We are announcing the 2022 cost recovery fees for cage tags used in the Atlantic surfclam and ocean quahog individual transferable quota (ITQ) program. These fees will recover costs associated with the operation of the 2021 ITQ program. The fees apply to ITQ permit holders that received an initial allocation of cage tags at the start of 2022. The initial ITQ permit holder who first received the allocation of cage tags is responsible for the fee for each tag used to land clams or quahogs, even for tags that are leased, sold, or otherwise used by someone else.

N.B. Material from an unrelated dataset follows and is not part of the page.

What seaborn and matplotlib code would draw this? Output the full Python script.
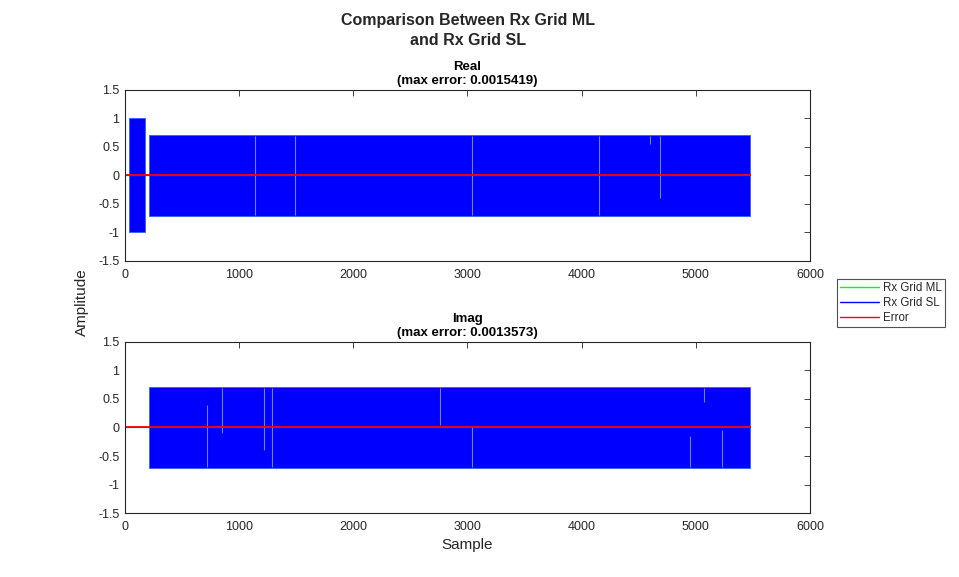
import matplotlib
matplotlib.use("Agg")
import matplotlib.pyplot as plt
import seaborn as sns
import pandas as pd

# envelope of the received grid samples (segments of the dense waveform)
sample_end = 5472
real_seg_start = [35, 210]
real_seg_end = [175, 5472]
real_seg_amp = [1.0, 0.707]
imag_seg_start = [210]
imag_seg_end = [5472]
imag_seg_amp = [0.707]

# thin light streaks visible inside the dense band
real_streak_x = [1140, 1490, 3040, 4150, 4600, 4690]
real_streak_lo = [-0.70, -0.70, -0.70, -0.70, 0.55, -0.40]
real_streak_hi = [0.70, 0.70, 0.70, 0.70, 0.70, 0.70]
imag_streak_x = [720, 850, 1220, 1290, 2760, 3040, 4950, 5070, 5230]
imag_streak_lo = [-0.70, -0.10, -0.40, -0.70, 0.05, -0.70, -0.70, 0.45, -0.70]
imag_streak_hi = [0.40, 0.70, 0.70, 0.70, 0.70, 0.00, -0.15, 0.70, -0.05]

x_ticks = [0, 1000, 2000, 3000, 4000, 5000, 6000]
y_ticks = [-1.5, -1, -0.5, 0, 0.5, 1, 1.5]
y_tick_labels = ["-1.5", "-1", "-0.5", "0", "0.5", "1", "1.5"]

panel_titles = ["Real\n(max error: 0.0015419)", "Imag\n(max error: 0.0013573)"]
series_names = ["Rx Grid ML", "Rx Grid SL", "Error"]
series_colors = ["#00ff00", "#0000ff", "#ff0000"]

sns.set_theme(style="white")
plt.rcParams["font.family"] = ["Liberation Sans", "DejaVu Sans"]
axis_gray = "#262626"

fig = plt.figure(figsize=(9.59, 5.77), dpi=100)
ax1 = fig.add_axes([0.1303, 0.5477, 0.7143, 0.2964])
ax2 = fig.add_axes([0.1303, 0.1109, 0.7143, 0.2964])

panels = [
    (ax1, real_seg_start, real_seg_end, real_seg_amp, real_streak_x, real_streak_lo, real_streak_hi),
    (ax2, imag_seg_start, imag_seg_end, imag_seg_amp, imag_streak_x, imag_streak_lo, imag_streak_hi),
]

for i, (ax, s0, s1, amp, sx, slo, shi) in enumerate(panels):
    base = pd.DataFrame({"Sample": [0, sample_end], "Amplitude": [0.0, 0.0]})
    sns.lineplot(data=base, x="Sample", y="Amplitude", ax=ax, color=series_colors[0], lw=0.8)
    sns.lineplot(data=base, x="Sample", y="Amplitude", ax=ax, color=series_colors[1], lw=0.8)
    for a, b, h in zip(s0, s1, amp):
        ax.fill_between([a, b], [-h, -h], [h, h], color=series_colors[1], lw=0.6,
                        edgecolor="#3a5cff")
    ax.vlines(sx, slo, shi, color="#8fa0ff", lw=0.8, alpha=0.8)
    sns.lineplot(data=base, x="Sample", y="Amplitude", ax=ax, color=series_colors[2], lw=1.3)

    ax.set_xlim(0, 6000)
    ax.set_ylim(-1.5, 1.5)
    ax.set_xticks(x_ticks)
    ax.set_xticklabels([str(t) for t in x_ticks])
    ax.set_yticks(y_ticks)
    ax.set_yticklabels(y_tick_labels)
    ax.tick_params(direction="in", top=True, right=True, length=4, width=0.6,
                   labelsize=9, colors=axis_gray)
    ax.tick_params(axis="x", pad=6)
    ax.tick_params(axis="y", pad=4)
    for sp in ax.spines.values():
        sp.set_color(axis_gray)
        sp.set_linewidth(0.8)
    ax.set_xlabel("")
    ax.set_ylabel("")
    ax.set_title(panel_titles[i], fontsize=9.5, fontweight="bold", color="black",
                 pad=4, linespacing=1.3)

ax2.set_xlabel("Sample", fontsize=11, color=axis_gray, labelpad=3)
fig.text(0.0855, 0.477, "Amplitude", rotation=90, fontsize=11, color=axis_gray,
         ha="center", va="center")

fig.suptitle("Comparison Between Rx Grid ML\nand Rx Grid SL", x=0.4875, y=0.977,
             fontsize=11.5, fontweight="bold", color=axis_gray, linespacing=1.4)

handles = [plt.Line2D([], [], color=c, lw=1.0) for c in series_colors]
leg = fig.legend(handles, series_names, loc="upper left", bbox_to_anchor=(0.8725, 0.517),
                 fontsize=8.3, frameon=True, fancybox=False, borderpad=0.25,
                 handlelength=3.4, handletextpad=0.35, labelspacing=0.28,
                 borderaxespad=0)
leg.get_frame().set_edgecolor(axis_gray)
leg.get_frame().set_linewidth(0.8)

fig.savefig("out.png", dpi=100)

We have calculated the fee for each cage tag based on the number of ITQ cage tags that were used to land surfclams or ocean quahogs during the 2021 fishing year, and the costs associated with operating the program in 2021. These fees are separate from, and in addition to, the price ITQ permit holders currently pay to the tag vendor to obtain cage tags each year.
2022 Cost Recovery Per-Cage Tag Fees
Cost recovery bills will be issued in early 2023 based on these cage tag fees and the number of cage tags used during the 2022 fishing year. Shareholders will have 30 days from the bill date to submit payment. Late payment may be subject to administrative fees and/or interest charges as required by federal law.
Frequently Asked Questions
Why are you collecting fees from this fishery?
The Magnuson-Stevens Act requires us to collect the “actual costs directly related to the management, data collection, and enforcement” of any limited access privilege program, such as the surfclam and ocean quahog ITQ.
Don’t we already pay a fee per cage tag?
The cost to purchase the physical tags from the vendor at the start of the year is separate and is not affected by this cost recovery fee.
How did you calculate these fees?
We divided the 2021 direct program costs by the total number of tags used in 2021. For Atlantic surfclams this was $53,333.85 and 50,773 cage tags, and for ocean quahogs this was $39,162.76 and 70,973 cage tags.
Why are the tag fees different than last year?
The total costs of managing the surfclam and ocean quahog fisheries vary from year to year depending on the exact amount of staff time spent on specific management tasks that are considered eligible for cost recovery.
Does the Magnuson-Stevens Act Limit these fees?
The Magnuson-Stevens Act limits cost recovery fees to no more than 3 percent of the ex-vessel value of the fishery. The direct program costs in 2021 represent just 0.22 percent of the ex-vessel value for the surfclam fishery ($24,198,822) and just 0.21 percent for the ocean quahog fishery ($18,395,948).
What if I have ITQ quota share for both surfclam and ocean quahog?
We treat the surfclam and ocean quahog ITQ fisheries separately for cost recovery. Each fishery has a different per-tag fee, and separate bills will be sent for each fishery.
What if you collect more or less money than you expected?
If we collect more or less than the incremental costs of the surfclam and ocean quahog ITQ program, we will apply the difference when setting the per-tag fee in the following year. The 2021 direct program costs reflect such an adjustment.
What if I sell my quota share?
If you were allocated surfclam or ocean quahog cage tags at the start of the 2022 fishing year, you are responsible for any cost recovery fee that results from the use of those tags to land surfclams or ocean quahogs at any time during the year. This applies even if you lease the tags or permanently transfer your quota share allocation to someone else.
How do I pay my bill?
Bills are issued by a program of the U.S. Treasury called the Centralized Receivables Service. Instructions for payment will be included in the bill. All payments will be made online using either a credit card or the account number and routing number from a bank account.